Darum garantiert HMD Global für alle Nokia-Geräte zwei Jahre Upgrades und drei Jahre Support und Sicherheits-Updates – das ist Teil des Android One-Programms. Doch dass das gesamte Android-Portfolio teil des Android-One-Programms ist, hat so bisher nur Nokia zu bieten. Selbst die Einstiegs-Geräte mit Android Go bekommen die Updates gleich schnell wie Mid-Range und High-End-Boliden.

Matthes berichtet nicht ohne Stolz, dass Nokia Geräte mitunter die schnellsten Updates bekommen und direkt nach den Google-Geräten Pixel mit Sicherheits- und Feature-Updates versorgt sind. Das macht Nokia-Geräte nicht nur sicherer, sondern trägt auch zur Nachhaltigkeit bei, da sie sich so länger mit ruhigerem Gewissen benutzen lassen, als Geräte von Mitbewerbsunternehmen.

Die Zukunft der Smartphones

Wie wird sich der Markt entwickeln, wollten wir von Eric Matthes noch wissen. Er sieht indes den Markt in DACH nicht mehr wachsend. Die Menschen sind mit Smartphones versorgt, es geht nicht mehr um den grossen Teil vom Kuchen. In anderen europäischen Ländern, wie Spanein etwa, die andere Bruttoinlandsprodukte und Kaufkraftspannen aufweisen, könnte sich, gerade durch die Gerätesubventionen durch Provider, noch etwas mehr tun. Als nächtes grosses Thema wird auf den Smartphone-Markt klar weiter 5G kommen, das jetzt ja schon in aller Munde ist. Für Matthes steht hier nicht die Download-Geschwindigkeit bei alltäglichen Anwendungen im Vordergrund, sondern viel mehr das Thema AR und VR, welches von den geringen Latenzen und horrenden Datenraten noch am deutlichsten profitieren wird.

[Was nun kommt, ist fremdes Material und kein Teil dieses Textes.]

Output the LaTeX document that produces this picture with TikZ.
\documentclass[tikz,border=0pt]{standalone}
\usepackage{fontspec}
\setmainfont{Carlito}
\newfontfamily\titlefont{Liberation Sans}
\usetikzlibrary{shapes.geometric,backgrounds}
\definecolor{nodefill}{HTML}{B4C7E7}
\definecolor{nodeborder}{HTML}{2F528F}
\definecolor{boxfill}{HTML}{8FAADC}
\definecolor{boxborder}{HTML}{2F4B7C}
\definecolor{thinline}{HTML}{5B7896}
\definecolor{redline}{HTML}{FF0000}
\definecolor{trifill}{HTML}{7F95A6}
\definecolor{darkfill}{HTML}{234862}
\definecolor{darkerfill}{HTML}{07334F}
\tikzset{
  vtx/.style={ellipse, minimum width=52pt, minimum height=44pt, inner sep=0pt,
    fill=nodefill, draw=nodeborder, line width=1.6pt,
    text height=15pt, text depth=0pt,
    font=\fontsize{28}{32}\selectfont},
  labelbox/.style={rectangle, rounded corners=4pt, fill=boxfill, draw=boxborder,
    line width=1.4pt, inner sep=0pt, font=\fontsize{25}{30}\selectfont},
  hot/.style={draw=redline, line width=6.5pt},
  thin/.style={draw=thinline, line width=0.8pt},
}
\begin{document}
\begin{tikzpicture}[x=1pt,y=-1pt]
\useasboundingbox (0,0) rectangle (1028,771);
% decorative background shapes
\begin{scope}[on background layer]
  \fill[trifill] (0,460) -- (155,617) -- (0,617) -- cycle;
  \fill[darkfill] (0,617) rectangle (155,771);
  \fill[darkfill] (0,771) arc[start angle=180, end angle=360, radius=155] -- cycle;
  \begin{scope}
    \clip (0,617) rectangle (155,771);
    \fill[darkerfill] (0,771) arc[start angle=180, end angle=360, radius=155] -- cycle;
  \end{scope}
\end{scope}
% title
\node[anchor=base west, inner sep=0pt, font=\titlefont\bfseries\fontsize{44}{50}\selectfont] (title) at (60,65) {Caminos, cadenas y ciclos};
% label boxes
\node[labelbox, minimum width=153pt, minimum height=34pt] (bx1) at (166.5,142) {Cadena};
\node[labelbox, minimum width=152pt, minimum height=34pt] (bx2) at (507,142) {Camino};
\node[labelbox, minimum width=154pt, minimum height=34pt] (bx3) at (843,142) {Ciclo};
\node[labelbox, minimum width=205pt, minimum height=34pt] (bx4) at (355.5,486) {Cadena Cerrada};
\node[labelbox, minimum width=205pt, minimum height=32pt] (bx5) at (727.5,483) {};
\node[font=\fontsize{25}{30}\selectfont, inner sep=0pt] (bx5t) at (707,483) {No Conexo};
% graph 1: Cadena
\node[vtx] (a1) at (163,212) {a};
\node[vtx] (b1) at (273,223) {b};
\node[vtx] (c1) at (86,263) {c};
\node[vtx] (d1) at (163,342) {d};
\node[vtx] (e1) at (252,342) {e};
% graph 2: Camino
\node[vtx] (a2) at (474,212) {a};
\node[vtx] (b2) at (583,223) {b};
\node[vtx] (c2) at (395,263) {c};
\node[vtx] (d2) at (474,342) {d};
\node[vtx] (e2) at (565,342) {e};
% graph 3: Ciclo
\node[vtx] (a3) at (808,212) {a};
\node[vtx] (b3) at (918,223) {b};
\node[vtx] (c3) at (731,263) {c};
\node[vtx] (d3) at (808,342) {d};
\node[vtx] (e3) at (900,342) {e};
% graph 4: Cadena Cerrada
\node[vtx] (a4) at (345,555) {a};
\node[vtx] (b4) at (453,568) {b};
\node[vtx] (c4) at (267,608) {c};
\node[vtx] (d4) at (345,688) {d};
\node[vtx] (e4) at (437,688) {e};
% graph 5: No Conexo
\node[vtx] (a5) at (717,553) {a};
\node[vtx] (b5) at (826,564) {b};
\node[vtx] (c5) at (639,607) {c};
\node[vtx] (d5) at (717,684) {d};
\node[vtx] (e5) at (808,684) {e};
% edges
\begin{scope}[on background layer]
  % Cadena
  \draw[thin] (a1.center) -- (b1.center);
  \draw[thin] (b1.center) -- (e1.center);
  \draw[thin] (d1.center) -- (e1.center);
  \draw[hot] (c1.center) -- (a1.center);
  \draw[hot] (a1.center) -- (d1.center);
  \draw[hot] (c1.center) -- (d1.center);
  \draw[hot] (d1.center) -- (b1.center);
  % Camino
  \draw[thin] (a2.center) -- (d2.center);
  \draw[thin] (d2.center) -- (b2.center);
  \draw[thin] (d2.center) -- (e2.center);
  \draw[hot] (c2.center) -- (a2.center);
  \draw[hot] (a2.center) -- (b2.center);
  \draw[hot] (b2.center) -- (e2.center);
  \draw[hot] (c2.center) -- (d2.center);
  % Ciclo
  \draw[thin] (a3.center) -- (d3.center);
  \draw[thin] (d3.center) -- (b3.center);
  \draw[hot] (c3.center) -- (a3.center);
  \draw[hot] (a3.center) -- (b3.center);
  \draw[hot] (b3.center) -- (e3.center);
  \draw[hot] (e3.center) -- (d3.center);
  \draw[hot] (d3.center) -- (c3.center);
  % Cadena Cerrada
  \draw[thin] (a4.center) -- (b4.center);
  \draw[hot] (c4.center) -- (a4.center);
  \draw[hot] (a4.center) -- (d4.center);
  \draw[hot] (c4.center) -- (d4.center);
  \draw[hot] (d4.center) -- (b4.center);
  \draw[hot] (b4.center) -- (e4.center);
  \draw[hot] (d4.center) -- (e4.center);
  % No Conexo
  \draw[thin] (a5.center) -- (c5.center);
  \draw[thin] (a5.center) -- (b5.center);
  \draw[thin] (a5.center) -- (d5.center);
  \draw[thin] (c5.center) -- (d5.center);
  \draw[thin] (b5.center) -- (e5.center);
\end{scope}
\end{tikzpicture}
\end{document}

Faltbare Smartphones indes erteilt Eric Matthes von HMD Global eher eine Abfuhr. Für ihn scheinen dies eher Nieschenprodukte zu bleiben, schon wegen der abgerufenen Preisspannen.

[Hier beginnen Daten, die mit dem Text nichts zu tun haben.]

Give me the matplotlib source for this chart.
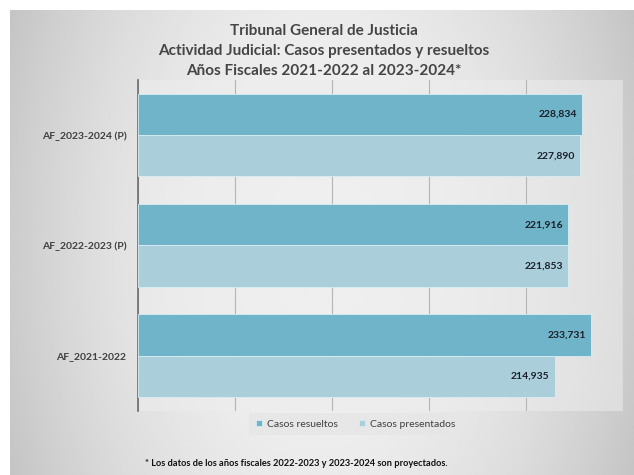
import matplotlib.pyplot as plt
import numpy as np

# data (bottom to top)
categories = ["AF_2021-2022", "AF_2022-2023 (P)", "AF_2023-2024 (P)"]
casos_resueltos = [233731, 221916, 228834]
casos_presentados = [214935, 221853, 227890]

title = ("Tribunal General de Justicia\n"
         "Actividad Judicial: Casos presentados y resueltos\n"
         "Años Fiscales 2021-2022 al 2023-2024*")
footnote = "* Los datos de los años fiscales 2022-2023 y 2023-2024 son proyectados."

plt.rcParams['font.family'] = ['Lato', 'DejaVu Sans']

fig = plt.figure(figsize=(6.34, 4.75), dpi=100)
fig.patch.set_facecolor("white")

# grey gradient background for the chart area
bg = fig.add_axes([0.016, 0.0, 0.984, 0.979])
xs = np.linspace(-1, 1, 300)
ys = np.linspace(-1, 1, 200)
X, Y = np.meshgrid(xs, ys)
grad = 0.95 - 0.15 * (X ** 2) - 0.03 * (Y ** 2)
bg.imshow(grad, cmap="gray", vmin=0, vmax=1, aspect="auto",
          extent=[0, 1, 0, 1])
bg.axis("off")

ax = fig.add_axes([0.217, 0.135, 0.765, 0.697])
ax.set_facecolor((0.93, 0.93, 0.93, 0.55))

y = np.arange(len(categories))
h = 0.375
dark = "#6fb4c8"
light = "#aacfdb"
b1 = ax.barh(y + h / 2, casos_resueltos, height=h, color=dark,
             edgecolor="#d9edf2", linewidth=0.6, label="Casos resueltos", zorder=3)
b2 = ax.barh(y - h / 2, casos_presentados, height=h, color=light,
             edgecolor="#d9edf2", linewidth=0.6, label="Casos presentados", zorder=3)

for bars, vals in [(b1, casos_resueltos), (b2, casos_presentados)]:
    for bar, v in zip(bars, vals):
        ax.text(v - 2500, bar.get_y() + bar.get_height() / 2, f"{v:,}",
                ha="right", va="center", fontsize=7.5, fontweight="bold",
                color="#1c1f2a", zorder=4)

ax.set_xlim(0, 250000)
ax.set_ylim(-0.5, 2.5)
ax.set_xticks(np.arange(0, 250001, 50000))
ax.set_xticklabels([])
ax.tick_params(axis="x", length=0)
ax.grid(axis="x", color="#b5b5b5", linewidth=0.8, zorder=0)
ax.set_yticks(y)
ax.set_yticklabels(categories, fontsize=7.5, fontweight="bold", color="#404040")
ax.tick_params(axis="y", length=0, pad=8)
for s in ["top", "right", "bottom"]:
    ax.spines[s].set_visible(False)
ax.spines["left"].set_color("#6e6e6e")
ax.spines["left"].set_linewidth(1.2)

fig.text(0.511, 0.95, title, ha="center", va="top", fontsize=11,
         fontweight="bold", color="#454545", linespacing=1.55)

leg = fig.legend(loc="center", bbox_to_anchor=(0.561, 0.107), ncol=2,
                 fontsize=7.5, frameon=True, handlelength=0.6, handleheight=0.6,
                 columnspacing=2.0, handletextpad=0.5, borderpad=0.6)
leg.get_frame().set_facecolor("#e6e6e6")
leg.get_frame().set_edgecolor("none")
for t in leg.get_texts():
    t.set_color("#404040")

fig.text(0.228, 0.025, footnote, ha="left", va="center", fontsize=6.7,
         fontweight="bold", color="#111111")

fig.savefig("out.png", dpi=100)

Für den B2B-Markt will Nokia auch in Zukunft noch stärker auf Security Updates setzen und für die Entscheidungstragenden in Unternehmen attraktive Pakete mit garantierten Laufzeiten und Update-Zyklen schnüren.

 

 

 

Wir sind gespannt, wie sich der Markt nun, wo Huawei wieder vorne Mitspielen darf, weiter entwickelt. So oder scheint es, hat HMD Global die Marke Nokia in die Android-Welt erfolgreich hinübergerettet, nachdem man mit Microsoft Windows 10 und Windows Mobile zuvor eine Bruchlandung erleiden musste, die wohl auch dem finnischen Konzern deutlisch schmerzte. Es scheint, als würde uns die Marke Nokia unter Android noch weiter begleiten und vielleicht auch für die eine oder andere Überraschung noch gut sein. Das Nokia 9 und das Nokia 9.1 waren ja, trotz mancher Fehlerchen, ein durchaus erfreulicher Schritt in Sachen inkrementeller Smartphone-Innovation.

 

 

Das Interview wurde am 25. Juni 2019 telefonisch geführt.